Sunday, October 11, 2009

A girl like me.


I saw that girl today, the one who sits in class and stares into space.
I think she's got something on her mind. I always see her sitting perfectly still, thinking to herself, when all of a sudden, she makes a quick motion to pull out a small, worn paper journal and writes frantically. The journal is the color of a camel, a bland brown, but it has doodles in the corner and some words scrawled diagonally across the front. I wonder if anyone but her knows what's in there.

I saw that girl today, the lonely one. she laughs along with the jokes her friends tell but i don't think she knows which ones she can actually trust. I wonder who she calls when she needs to talk.

I saw that girl today, the one with the green bike. She rides that bike everywhere. I didn't envy her for it at first, but now i wish i could feel the wind on my face like that. i'm jealous of her windblown curls and her pink-from-the-cold cheeks.

I saw that girl today, the one who has too much on her plate. she was holding her breath. she was counting.

I saw that girl today, the one with invisible burdens piled high on her back. she was riding her bike home, her face red with emotion, her eyes puffy and wet.

I saw that girl today, the one who wishes it would rain. She likes to walk in the rain, to let it rinse her life completely, if only for an hour or two.

I'm not going out today, but can you give her a message for me if you see her? Tell her it will all be ok in the end. Tell her that things always get better. Tell her she's not as alone as she might feel. Tell her I said hi.

Sunday, October 4, 2009

wishes falling to the wayside

i am filled with wishes.
not the good kind, but the regretful kind, the sorrowful kind.

i wish i had protected myself from this better. I wish i wasn't so eager to be close with the wrong people. i wish i knew what i wanted out of all of this. i wish things never got bad between us, we used to be best friends.

and i wish that that last wish didn't apply to so many people.

and i'm wishing that i hadn't felt the need to open up. i like opening up to people, but i also like keeping myself a mystery. i like knowing more about myself than anyone else does. i like having my places to write and my songs to sing, knowing that they will not be read or heard. i wish that i had kept that. i wish that i hadn't given that up.

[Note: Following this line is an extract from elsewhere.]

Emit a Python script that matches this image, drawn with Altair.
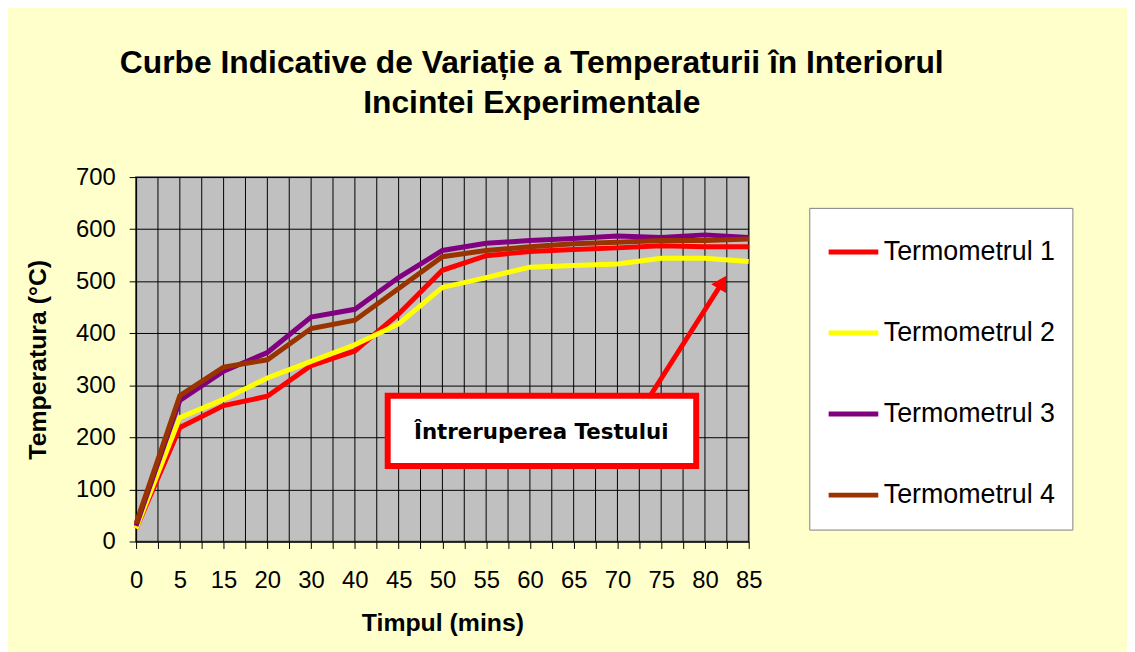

i wish that i knew how to fix things in my own life. i wish that i wasn't always the pioneer of experience in my world. i wish that someone could relate to my problems, rather than always me relating to theirs. i wish that i wasn't so alone.

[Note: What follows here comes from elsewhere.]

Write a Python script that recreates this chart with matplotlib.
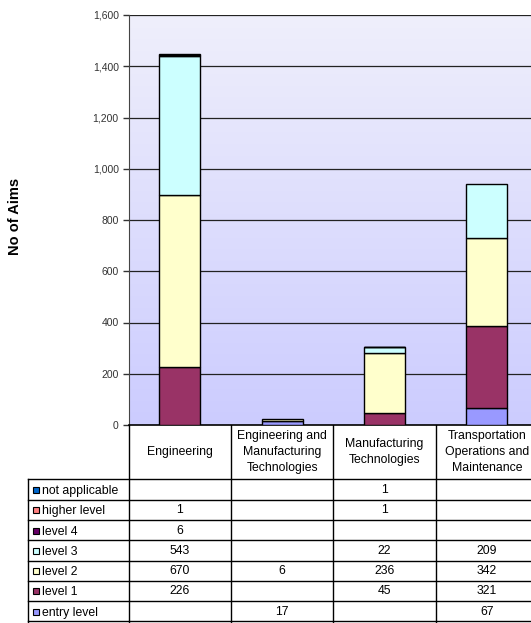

it would be nice to feel warm. to feel comfortable and needed. i am needed, but in cold, routine ways. i am not vital to anyone. they don't need me like i need them. i have not been warm in days.

i wish i could create. i wish i had time. i wish my wishes were heard. i miss the leisure that brings art. the time that gives my heart the self propelling urgency to produce. the time that gives my mind a chance to breathe.

the water was cold today. i took it for granted. i didn't dive in. i scampered and jumped and fell and tumbled. but i didn't give myself to the water. i should have dove in. i should have remembered my need to be washed over, to refresh myself, my body, my mind. i should have closed my eyes and taken that moment to cleanse. i should have dove in.

i wish that i could stretch out in the sun. i wish i could stretch my sore and tense muscles. my tense back, my tense shoulders, my tense arms. my neck. my chest.
i wish body i used to know would kick into action and streeeeetch, but the muscles have forgotten, they have grow strong and hard. they have grown ready for a fight. they have grown ready to defend.

my memories are falling to the wayside. all that has mattered seems trivial now. they seem useless. they seem abandoned. i wish someone would pick them up, dust them off and apologize.